• **Written instruction**
Write out the material again word for word, dropping any images it holds.

• **Available data**

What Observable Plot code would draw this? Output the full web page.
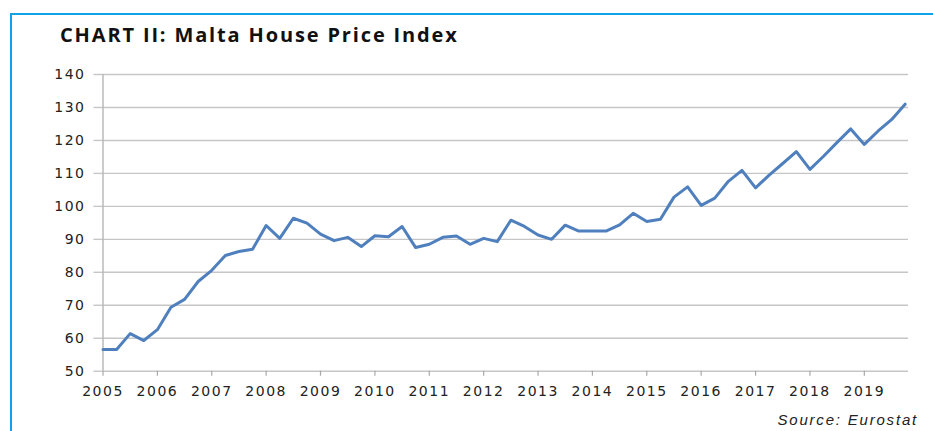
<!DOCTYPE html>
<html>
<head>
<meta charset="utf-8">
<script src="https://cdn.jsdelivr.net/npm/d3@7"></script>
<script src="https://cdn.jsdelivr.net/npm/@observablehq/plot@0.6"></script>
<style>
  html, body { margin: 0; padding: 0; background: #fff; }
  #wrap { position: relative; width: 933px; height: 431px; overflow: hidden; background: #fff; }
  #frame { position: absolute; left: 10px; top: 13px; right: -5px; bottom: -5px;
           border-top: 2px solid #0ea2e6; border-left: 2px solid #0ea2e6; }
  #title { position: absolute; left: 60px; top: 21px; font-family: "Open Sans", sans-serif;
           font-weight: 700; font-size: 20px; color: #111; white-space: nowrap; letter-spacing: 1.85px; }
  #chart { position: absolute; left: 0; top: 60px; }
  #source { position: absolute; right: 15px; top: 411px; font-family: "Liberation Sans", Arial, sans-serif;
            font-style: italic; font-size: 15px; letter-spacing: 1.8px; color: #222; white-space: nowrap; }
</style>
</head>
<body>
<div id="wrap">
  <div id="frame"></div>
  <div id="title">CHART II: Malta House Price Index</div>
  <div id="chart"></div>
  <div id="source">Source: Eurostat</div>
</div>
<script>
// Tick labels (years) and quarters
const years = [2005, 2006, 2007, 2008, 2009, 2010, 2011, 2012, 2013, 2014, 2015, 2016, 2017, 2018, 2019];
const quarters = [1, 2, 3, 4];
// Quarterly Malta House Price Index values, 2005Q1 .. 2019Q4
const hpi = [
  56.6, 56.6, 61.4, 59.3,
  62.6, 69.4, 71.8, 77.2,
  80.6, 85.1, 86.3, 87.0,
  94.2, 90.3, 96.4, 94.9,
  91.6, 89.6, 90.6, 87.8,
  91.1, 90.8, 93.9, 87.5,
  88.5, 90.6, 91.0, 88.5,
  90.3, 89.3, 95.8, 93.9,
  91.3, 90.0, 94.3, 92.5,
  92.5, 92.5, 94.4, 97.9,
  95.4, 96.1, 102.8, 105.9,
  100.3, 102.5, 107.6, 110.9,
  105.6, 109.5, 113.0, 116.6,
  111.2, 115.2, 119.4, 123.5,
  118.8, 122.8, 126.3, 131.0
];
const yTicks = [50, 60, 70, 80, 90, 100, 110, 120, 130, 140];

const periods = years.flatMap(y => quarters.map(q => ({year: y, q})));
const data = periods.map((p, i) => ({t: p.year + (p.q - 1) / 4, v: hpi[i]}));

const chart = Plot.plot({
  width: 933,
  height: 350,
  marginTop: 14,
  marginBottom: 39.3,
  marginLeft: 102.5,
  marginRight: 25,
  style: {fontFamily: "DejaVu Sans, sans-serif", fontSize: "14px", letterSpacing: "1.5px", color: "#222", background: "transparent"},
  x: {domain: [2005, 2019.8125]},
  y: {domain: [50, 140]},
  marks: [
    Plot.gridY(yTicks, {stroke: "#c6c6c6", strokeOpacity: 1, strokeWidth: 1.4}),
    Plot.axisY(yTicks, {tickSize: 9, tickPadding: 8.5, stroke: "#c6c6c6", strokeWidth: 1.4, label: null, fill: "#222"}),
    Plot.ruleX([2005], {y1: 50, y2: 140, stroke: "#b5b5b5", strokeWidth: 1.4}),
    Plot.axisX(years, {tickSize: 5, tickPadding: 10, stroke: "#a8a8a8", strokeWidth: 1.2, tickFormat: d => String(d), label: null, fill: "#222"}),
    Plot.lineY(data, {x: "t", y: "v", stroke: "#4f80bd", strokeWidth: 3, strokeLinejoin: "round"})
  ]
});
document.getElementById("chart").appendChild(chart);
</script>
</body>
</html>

• **Answer in full**
What Observable Plot code would draw this? Output the full web page.
<!DOCTYPE html>
<html>
<head>
<meta charset="utf-8">
<script src="https://cdn.jsdelivr.net/npm/d3@7"></script>
<script src="https://cdn.jsdelivr.net/npm/@observablehq/plot@0.6"></script>
<style>
  html, body { margin: 0; padding: 0; background: #fff; }
  #wrap { position: relative; width: 933px; height: 431px; overflow: hidden; background: #fff; }
  #frame { position: absolute; left: 10px; top: 13px; right: -5px; bottom: -5px;
           border-top: 2px solid #0ea2e6; border-left: 2px solid #0ea2e6; }
  #title { position: absolute; left: 60px; top: 21px; font-family: "Open Sans", sans-serif;
           font-weight: 700; font-size: 20px; color: #111; white-space: nowrap; letter-spacing: 1.85px; }
  #chart { position: absolute; left: 0; top: 60px; }
  #source { position: absolute; right: 15px; top: 411px; font-family: "Liberation Sans", Arial, sans-serif;
            font-style: italic; font-size: 15px; letter-spacing: 1.8px; color: #222; white-space: nowrap; }
</style>
</head>
<body>
<div id="wrap">
  <div id="frame"></div>
  <div id="title">CHART II: Malta House Price Index</div>
  <div id="chart"></div>
  <div id="source">Source: Eurostat</div>
</div>
<script>
// Tick labels (years) and quarters
const years = [2005, 2006, 2007, 2008, 2009, 2010, 2011, 2012, 2013, 2014, 2015, 2016, 2017, 2018, 2019];
const quarters = [1, 2, 3, 4];
// Quarterly Malta House Price Index values, 2005Q1 .. 2019Q4
const hpi = [
  56.6, 56.6, 61.4, 59.3,
  62.6, 69.4, 71.8, 77.2,
  80.6, 85.1, 86.3, 87.0,
  94.2, 90.3, 96.4, 94.9,
  91.6, 89.6, 90.6, 87.8,
  91.1, 90.8, 93.9, 87.5,
  88.5, 90.6, 91.0, 88.5,
  90.3, 89.3, 95.8, 93.9,
  91.3, 90.0, 94.3, 92.5,
  92.5, 92.5, 94.4, 97.9,
  95.4, 96.1, 102.8, 105.9,
  100.3, 102.5, 107.6, 110.9,
  105.6, 109.5, 113.0, 116.6,
  111.2, 115.2, 119.4, 123.5,
  118.8, 122.8, 126.3, 131.0
];
const yTicks = [50, 60, 70, 80, 90, 100, 110, 120, 130, 140];

const periods = years.flatMap(y => quarters.map(q => ({year: y, q})));
const data = periods.map((p, i) => ({t: p.year + (p.q - 1) / 4, v: hpi[i]}));

const chart = Plot.plot({
  width: 933,
  height: 350,
  marginTop: 14,
  marginBottom: 39.3,
  marginLeft: 102.5,
  marginRight: 25,
  style: {fontFamily: "DejaVu Sans, sans-serif", fontSize: "14px", letterSpacing: "1.5px", color: "#222", background: "transparent"},
  x: {domain: [2005, 2019.8125]},
  y: {domain: [50, 140]},
  marks: [
    Plot.gridY(yTicks, {stroke: "#c6c6c6", strokeOpacity: 1, strokeWidth: 1.4}),
    Plot.axisY(yTicks, {tickSize: 9, tickPadding: 8.5, stroke: "#c6c6c6", strokeWidth: 1.4, label: null, fill: "#222"}),
    Plot.ruleX([2005], {y1: 50, y2: 140, stroke: "#b5b5b5", strokeWidth: 1.4}),
    Plot.axisX(years, {tickSize: 5, tickPadding: 10, stroke: "#a8a8a8", strokeWidth: 1.2, tickFormat: d => String(d), label: null, fill: "#222"}),
    Plot.lineY(data, {x: "t", y: "v", stroke: "#4f80bd", strokeWidth: 3, strokeLinejoin: "round"})
  ]
});
document.getElementById("chart").appendChild(chart);
</script>
</body>
</html>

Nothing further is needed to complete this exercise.